Die Europaministerin und Koalitionsverhandlerin im Team von Kanzler Karl Nehammer hat jetzt eine überraschende und sehr persönliche Entscheidung getroffen: Karoline Edtstadler zieht es zurück in ihre Heimat Salzburg. Der Spitzenpolitik will sie vorerst den Rücken kehren.
Damit hatte zum jetzigen Zeitpunkt wohl keiner gerechnet: Edtstadler (ÖVP) wird der nächsten Regierung nicht mehr zur Verfügung stehen. Die Europaministerin ist dazu bereit, Bundeskanzler Nehammer noch als Mitglied des ÖVP-Verhandlungsteams für die Koalitionsgespräche mit SPÖ und NEOS zur Verfügung zu stehen. Danach aber macht Edtstadler vorerst Schluss mit der Spitzenpolitik. Die Juristin wird als Abgeordnete im Parlament bleiben und eine Anwaltskanzlei in Salzburg aufbauen. Ihre von persönlichen und politischen Gründen motivierte Entscheidung bestätigte Edtstadler am Samstag der „Krone“.
Erst „Kickl-Aufpasserin“, dann Ministerin
Edtstadlers politische Laufbahn in Stichworten: 2017 von Sebastian Kurz als Staatssekretärin und Kickl-Aufpasserin ins Innenministerium geholt. Danach war sie zwei Jahre Abgeordnete im EU-Parlament. Ab 2020 Kanzleramtsministerin und etwas später Ministerin für Europa und Verfassung.
Spannungen zwischen Ministerin und Kanzler-Vertrauten
Noch vor den Nationalratswahlen wurde Edtstadler – so wie der als EU-Kommissar nach Brüssel gelobte Magnus Brunner – als mögliche Nachfolgerin von Bundeskanzler Nehammer gehandelt. Das soll dem Vernehmen nach immer wieder zu Spannungen zwischen Vertrauten des Regierungschefs und der Ministerin geführt haben. Zumal Edtstadler den Ruf hat, zwar loyal, aber auch sehr ehrgeizig zu sein.
Vor Wochen hieß es, dass sie, wenn schon nicht EU-Kommissarin, zumindest Zweite Nationalratspräsidentin werden könnte. Zuletzt machte das Gerücht die Runde, Edtstadler werde Justizministerin. Dabei hatte die 43-Jährige schon Ende September überlegt, eine andere Laufbahn einzuschlagen.
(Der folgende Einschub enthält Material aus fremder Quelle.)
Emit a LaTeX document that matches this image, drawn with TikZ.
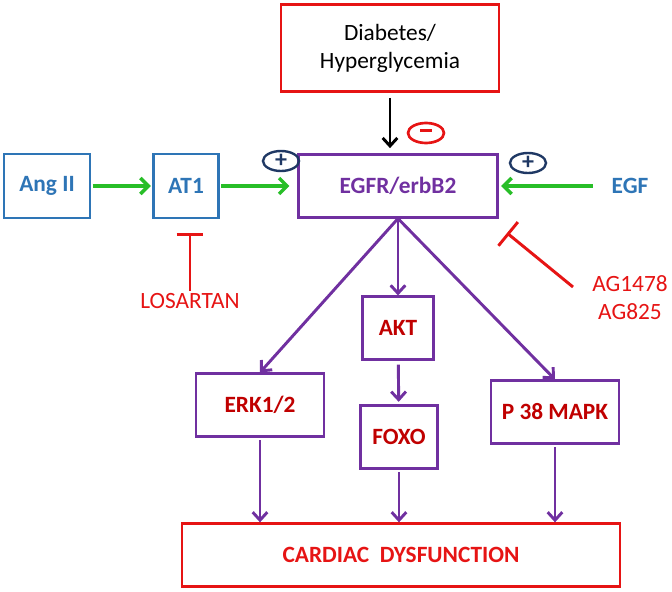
\documentclass[tikz,border=0pt]{standalone}
\usepackage{fontspec}
\setmainfont{Carlito}
\usetikzlibrary{shapes.geometric,arrows.meta,positioning,calc}

\definecolor{pathblue}{RGB}{46,117,182}
\definecolor{pathpurple}{RGB}{112,48,160}
\definecolor{pathred}{RGB}{230,20,20}
\definecolor{darkred}{RGB}{192,0,0}
\definecolor{pathgreen}{RGB}{40,190,40}
\definecolor{navy}{RGB}{31,56,100}

\begin{document}
\begin{tikzpicture}[x=0.75pt,y=-0.75pt,line width=1.8pt,font=\fontsize{17.5}{21}\selectfont]
    \tikzstyle{box}=[draw,rectangle,minimum height=47pt,inner sep=2pt]
    \tikzstyle{blue box}=[box, draw=pathblue, text=pathblue, font=\fontsize{17.5}{21}\selectfont\bfseries]
    \tikzstyle{purple box}=[box, draw=pathpurple, text=darkred, font=\fontsize{17.5}{21}\selectfont\bfseries]
    \tikzstyle{red box}=[box, draw=pathred, line width=2pt]
    \tikzstyle{sign}=[ellipse, draw, minimum width=27pt, minimum height=15pt, inner sep=0pt]
    \tikzstyle{green arrow}=[->, draw=pathgreen, line width=2.6pt, >={Straight Barb[length=6pt,width=12pt]}]
    \tikzstyle{purple arrow}=[->, draw=pathpurple, line width=2.2pt, >={Straight Barb[length=6pt,width=11pt]}]
    \tikzstyle{inhibit}=[-{Bar[width=20pt]}, draw=pathred, line width=2.2pt]
    \useasboundingbox (0,0) rectangle (672,592);

    % Draw the top box and the receptor
    \node[red box, minimum width=163.5pt, minimum height=65pt, align=center] (diab) at (390,48) {Diabetes/\\Hyperglycemia};
    \node[purple box, minimum width=149pt, text=pathpurple] (egfr) at (398,186) {EGFR/erbB2};

    % Draw the left chain and EGF
    \node[blue box, minimum width=64.5pt, minimum height=48pt] (ang) at (47,186) {Ang II};
    \node[blue box, minimum width=49pt, minimum height=48pt] (at1) at (186,186) {AT1};
    \node[text=pathblue, font=\fontsize{17.5}{21}\selectfont\bfseries] (egf) at (630,186) {EGF};

    % Draw the downstream nodes
    \foreach \name / \x / \y / \w / \txt in {akt/398/328/53/AKT, foxo/399/437/58/FOXO, erk/260/405/96/{ERK1/2}, p38/555/412/96/P 38 MAPK}
        \node[purple box, minimum width=\w pt] (\name) at (\x,\y) {\txt};
    \node[red box, minimum width=328.5pt, text=pathred, font=\fontsize{17.5}{21}\selectfont\bfseries] (card) at (401,555) {CARDIAC\ \ DYSFUNCTION};

    % Inhibitors
    \node[text=pathred, inner sep=1pt, anchor=north] (los) at (190,291) {LOSARTAN};
    \node[text=pathred, align=center] (ag) at (630,298) {AG1478\\AG825};
    \coordinate (los bar) at (190,233);
    \coordinate (ag start) at (573,287);
    \coordinate (ag bar) at (507,233);
    \draw[inhibit] (los.north) -- (los bar);
    \draw[inhibit, -{Bar[width=23pt]}] (ag start) -- (ag bar);

    % Signs
    \node[sign, draw=navy, text=navy, font=\fontsize{18}{18}\selectfont\bfseries] (plus a) at (281,161) {+};
    \node[sign, draw=navy, text=navy, font=\fontsize{18}{18}\selectfont\bfseries] (plus b) at (528,163) {+};
    \node[sign, draw=pathred, line width=2pt] (minus) at (426,133) {\textcolor{pathred}{\rule[0.5ex]{9pt}{2.4pt}}};

    % Connect the input side to the receptor
    \draw[green arrow, shorten <=1pt, shorten >=1pt] (ang) -- (at1);
    \draw[green arrow, shorten <=1pt, shorten >=6pt] (at1) -- (egfr);
    \draw[green arrow, shorten <=10pt, shorten >=2pt] (egf) -- (egfr);
    \draw[->, line width=2.2pt, shorten <=4pt, shorten >=4pt, >={Straight Barb[length=6pt,width=11pt]}] (diab.south) -- (diab.south |- egfr.north);

    % Connect the receptor with the downstream nodes
    \foreach \dest in {erk, akt, p38}
        \draw[purple arrow] (egfr.south) -- (\dest.north);
    \draw[purple arrow, shorten <=3pt, shorten >=2pt] (akt) -- (foxo);
    \foreach \source in {erk, foxo, p38}
        \draw[purple arrow, shorten <=2pt] (\source.south) -- (\source.south |- card.north);
\end{tikzpicture}
\end{document}
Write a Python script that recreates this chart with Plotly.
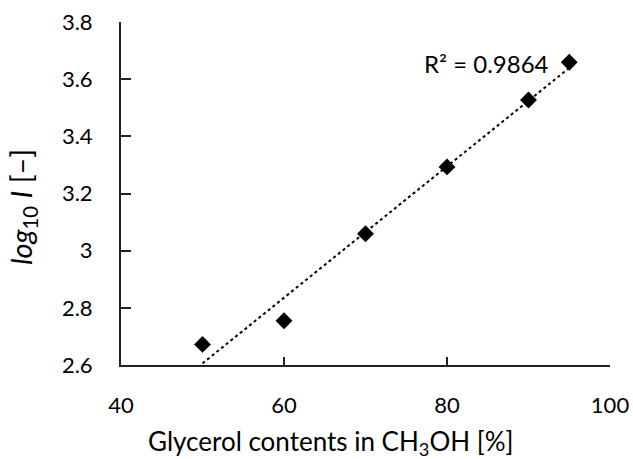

„Auftrag“ aus Salzburg bei Nationalratswahl
„Das starke Ergebnis bei den Nationalratswahlen, das ich in Salzburg bekommen habe, sehe ich als Auftrag, die Interessen meines Bundeslandes in den kommenden fünf Jahren als Abgeordnete zum Nationalrat mit vollem Einsatz zu vertreten“, bestätigt die Europaministerin der „Krone“. Ihr sei schon vor Jahren klar gewesen, dass sie völlige wirtschaftliche Unabhängigkeit brauche. Das sei gerade für Politiker „enorm wichtig, um freier entscheiden zu können.“
Auf die Nachricht, dass Karoline Edtstadler sich um kein Amt in der nächsten Regierung bemühen will, werden einige in der ÖVP mit Erleichterung reagieren. Wenn die Starken das Feld räumen, haben die Schwächeren freie Bahn. In der Praxis bedeutet Edtstadlers vorauseilender Verzicht auf einen Ministerposten die fast völlige Verniederösterreicherung des ÖVP-Regierungsteams.
Bundeskanzler Karl Nehammer ist zwar gebürtiger Wiener, wurde aber unter Johanna Mikl-Leitners harter Hand zum politischen Zwangsniederösterreicher. Als Vertraute bleiben Nehammer nur noch der famose Innenminister Gerhard Karner aus dem niederösterreichischen Texing und die stets lustige Verteidigungsministerin Klaudia Tanner aus Scheibbs, die Nehammer vom niederösterreichischen Bauernbund zu übernehmen hatte. Eventuell darf auch Susanne Raab als Ministerin für Leitkultur weiter mitspielen. Raab kommt aus Oberösterreich, hat sich allerdings längst an Niederösterreichs Sitten angepasst.
Derartig vertraut und familiär aufgestellt, bleiben Nehammer diverse Fehden in seinem Team künftig erspart. Frische Gedanken, geistiger Widerspruch und ein neues Regieren wird sich mit diesen Leuten freilich kaum ergeben.
Ernsthaft zu denken geben sollte dem Kanzler auch, dass Edtstadler der nächsten Regierung gar nicht erst angehören will. Geduld galt bisher nicht gerade als Edtstadlers größte Stärke. Diesmal kann sie offenbar warten.